## Exercise details
Begin with the first line of the material and write out each line exactly, ending with the line that contains "benz_band = (0, 9)". Pictures are not part of the copy.

## Saved entries
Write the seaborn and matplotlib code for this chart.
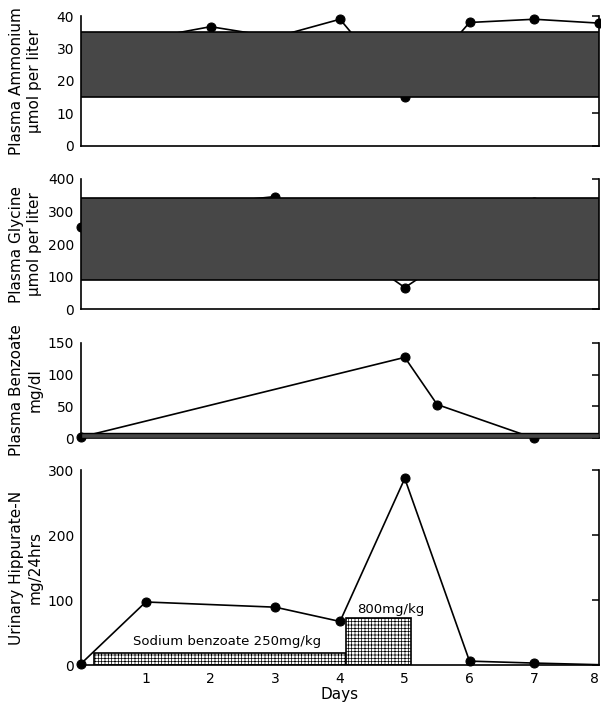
import numpy as np
import pandas as pd
import matplotlib
matplotlib.use("Agg")
import matplotlib.pyplot as plt
import seaborn as sns

# ---------------- data ----------------
amm_days = [1, 2, 3, 4, 5, 6, 7, 8]
amm_vals = [33, 36.7, 33.5, 39, 15, 38, 39, 37.8]
amm_band = (15, 35)

gly_days = [0, 2, 3, 5, 7]
gly_vals = [253, 325, 346, 66, 330]
gly_band = (90, 340)

benz_days = [0, 5, 5.5, 7]
benz_vals = [2, 127, 53, 0]
benz_band = (0, 9)

hip_days = [0, 1, 3, 4, 5, 6, 7, 8]
hip_vals = [2, 97, 89, 67, 287, 6, 3, 0.5]

dose_start = [0.2, 4.1]
dose_end = [4.1, 5.1]
dose_level = [19, 72]
dose_labels = ["Sodium benzoate 250mg/kg", "800mg/kg"]

day_ticks = [0, 1, 2, 3, 4, 5, 6, 7, 8]
day_labels = ["", "1", "2", "3", "4", "5", "6", "7", "8"]

amm_yticks = [0, 10, 20, 30, 40]
gly_yticks = [0, 100, 200, 300, 400]
benz_yticks = [0, 50, 100, 150]
hip_yticks = [0, 100, 200, 300]

ylabels = [("Plasma Ammonium", "µmol per liter"),
           ("Plasma Glycine", "µmol per liter"),
           ("Plasma Benzoate", "mg/dl"),
           ("Urinary Hippurate-N", "mg/24hrs")]

# ---------------- style ----------------
sns.set_style("white")
plt.rcParams["font.family"] = ["DejaVu Sans"]
plt.rcParams["hatch.linewidth"] = 0.5
plt.rcParams["hatch.color"] = "black"
for k in ["text.color", "axes.labelcolor", "xtick.color", "ytick.color"]:
    plt.rcParams[k] = "black"

fig = plt.figure(figsize=(6.01, 7.05), dpi=100)
L, W = 0.1348, 0.8619
rects = [
    [L, 0.7936, W, 0.1837],
    [L, 0.5617, W, 0.1844],
    [L, 0.3783, W, 0.1356],
    [L, 0.0567, W, 0.2766],
]
axes = [fig.add_axes(r) for r in rects]

band_color = "#474747"

def style_axis(ax, yticks, ylim):
    ax.set_xlim(0, 8)
    ax.set_ylim(*ylim)
    ax.set_xticks(day_ticks)
    ax.set_yticks(yticks)
    for s in ["left", "right", "bottom"]:
        ax.spines[s].set_visible(True)
        ax.spines[s].set_color("black")
        ax.spines[s].set_linewidth(1.2)
    ax.spines["top"].set_visible(False)
    ax.tick_params(axis="both", direction="in", length=5, width=1.1,
                   color="black", labelcolor="black", labelsize=10, pad=5)
    ax.tick_params(axis="y", right=True, labelright=False)
    ax.tick_params(axis="x", top=False)
    ax.set_xlabel("")
    ax.set_ylabel("")
    ax.grid(False)
    ax.set_facecolor("white")

def draw_series(ax, days, vals, markevery=None):
    df = pd.DataFrame({"day": days, "val": vals})
    sns.lineplot(data=df, x="day", y="val", ax=ax, color="black",
                 linewidth=1.2, marker="o", markersize=6.5,
                 markeredgecolor="black", markevery=markevery,
                 zorder=2, clip_on=False)

# Panel 1: ammonium
ax = axes[0]
draw_series(ax, amm_days, amm_vals)
ax.axhspan(*amm_band, facecolor=band_color, edgecolor="black", lw=1.2, zorder=3)
style_axis(ax, amm_yticks, (0, 40))
ax.set_xticklabels([])

# Panel 2: glycine
ax = axes[1]
draw_series(ax, gly_days, gly_vals)
ax.axhspan(*gly_band, facecolor=band_color, edgecolor="black", lw=1.2, zorder=3)
style_axis(ax, gly_yticks, (0, 400))
ax.set_xticklabels([])

# Panel 3: benzoate
ax = axes[2]
draw_series(ax, benz_days, benz_vals)
ax.axhspan(*benz_band, facecolor=band_color, edgecolor="black", lw=1.0, zorder=3)
style_axis(ax, benz_yticks, (0, 150))
ax.set_xticklabels([])

# Panel 4: urinary hippurate
ax = axes[3]
widths = [e - s for s, e in zip(dose_start, dose_end)]
ax.bar(dose_start, dose_level, width=widths, align="edge", facecolor="white",
       edgecolor="black", hatch="+++++", linewidth=1.2, zorder=1)
draw_series(ax, hip_days, hip_vals, markevery=list(range(len(hip_days) - 1)))
style_axis(ax, hip_yticks, (0, 300))
ax.set_xticklabels(day_labels)
last = ax.get_xticklabels()[-1]
last.set_horizontalalignment("right")
ax.set_xlabel("Days", fontsize=11, labelpad=1)
ax.text((dose_start[0] + dose_end[0]) / 2 + 0.1, 36, dose_labels[0],
        ha="center", va="center", fontsize=9.5)
ax.text(4.78, 86, dose_labels[1], ha="center", va="center", fontsize=9.5)

# y labels
for ax, (l1, l2) in zip(axes, ylabels):
    pos = ax.get_position()
    yc = pos.y0 + pos.height / 2
    fig.text(17 / 601, yc, l1, rotation=90, ha="center", va="center", fontsize=11)
    fig.text(35 / 601, yc, l2, rotation=90, ha="center", va="center", fontsize=11)

fig.savefig("out.png", dpi=100, facecolor="white")
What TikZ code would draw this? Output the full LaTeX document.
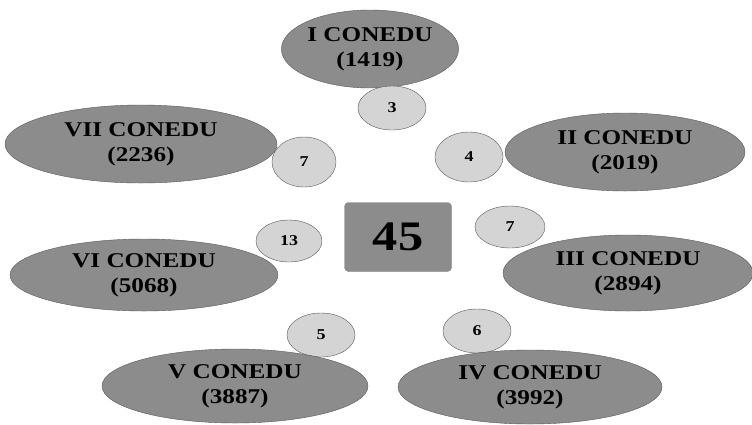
\documentclass[tikz,border=0pt]{standalone}
\usepackage{fontspec}
\setmainfont{Liberation Serif}
\usetikzlibrary{shapes.geometric}

\tikzset{
  conedu/.style={ellipse, draw=black!65, fill=black!45, inner sep=0pt, align=center,
    font=\bfseries\fontsize{21}{25}\selectfont},
  tally/.style={ellipse, draw=black!65, fill=black!17, inner sep=0pt,
    font=\bfseries\fontsize{15}{18}\selectfont},
  total/.style={draw=black!50, fill=black!45, rounded corners=4pt, minimum width=107pt,
    minimum height=69pt, font=\bfseries\fontsize{42}{42}\selectfont}
}
\newcommand{\wide}[1]{\scalebox{1.2}[1]{#1}}

\begin{document}
\begin{tikzpicture}[x=1pt,y=-1pt]
    \useasboundingbox (0,0) rectangle (752,424);
    % bubbles lying under their ellipse
    \node[tally, minimum width=70pt, minimum height=42pt] (n3) at (510,227) {\wide{7}};
    \node[tally, minimum width=68pt, minimum height=44pt] (n5) at (321,335) {\wide{5}};
    \node[tally, minimum width=68pt, minimum height=44pt] (n4) at (477,331) {\wide{6}};
    % meetings
    \node[conedu, minimum width=170pt, minimum height=78pt] (c1) at (370,49) {\wide{I CONEDU}\\\wide{(1419)}};
    \node[conedu, minimum width=240pt, minimum height=78pt] (c2) at (625,152) {\wide{II CONEDU}\\\wide{(2019)}};
    \node[conedu, minimum width=250pt, minimum height=76pt] (c3) at (628,273) {\wide{III CONEDU}\\\wide{(2894)}};
    \node[conedu, minimum width=264pt, minimum height=74pt] (c4) at (530,387) {\wide{IV CONEDU}\\\wide{(3992)}};
    \node[conedu, minimum width=266pt, minimum height=74pt] (c5) at (235,386) {\wide{V CONEDU}\\\wide{(3887)}};
    \node[conedu, minimum width=268pt, minimum height=72pt] (c6) at (144,275) {\wide{VI CONEDU}\\\wide{(5068)}};
    \node[conedu, minimum width=272pt, minimum height=78pt] (c7) at (141,144) {\wide{VII CONEDU}\\\wide{(2236)}};
    % bubbles on top
    \node[tally, minimum width=68pt, minimum height=44pt] (n1) at (392,108) {\wide{3}};
    \node[tally, minimum width=68pt, minimum height=50pt] (n2) at (469,157) {\wide{4}};
    \node[tally, minimum width=66pt, minimum height=42pt] (n6) at (289,241) {\wide{13}};
    \node[tally, minimum width=64pt, minimum height=50pt] (n7) at (304,162) {\wide{7}};
    % total
    \node[total] (sum) at (398,237) {\wide{45}};
\end{tikzpicture}
\end{document}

## Solution to the problem
Write the seaborn and matplotlib code for this chart.
import numpy as np
import pandas as pd
import matplotlib
matplotlib.use("Agg")
import matplotlib.pyplot as plt
import seaborn as sns

# ---------------- data ----------------
amm_days = [1, 2, 3, 4, 5, 6, 7, 8]
amm_vals = [33, 36.7, 33.5, 39, 15, 38, 39, 37.8]
amm_band = (15, 35)

gly_days = [0, 2, 3, 5, 7]
gly_vals = [253, 325, 346, 66, 330]
gly_band = (90, 340)

benz_days = [0, 5, 5.5, 7]
benz_vals = [2, 127, 53, 0]
benz_band = (0, 9)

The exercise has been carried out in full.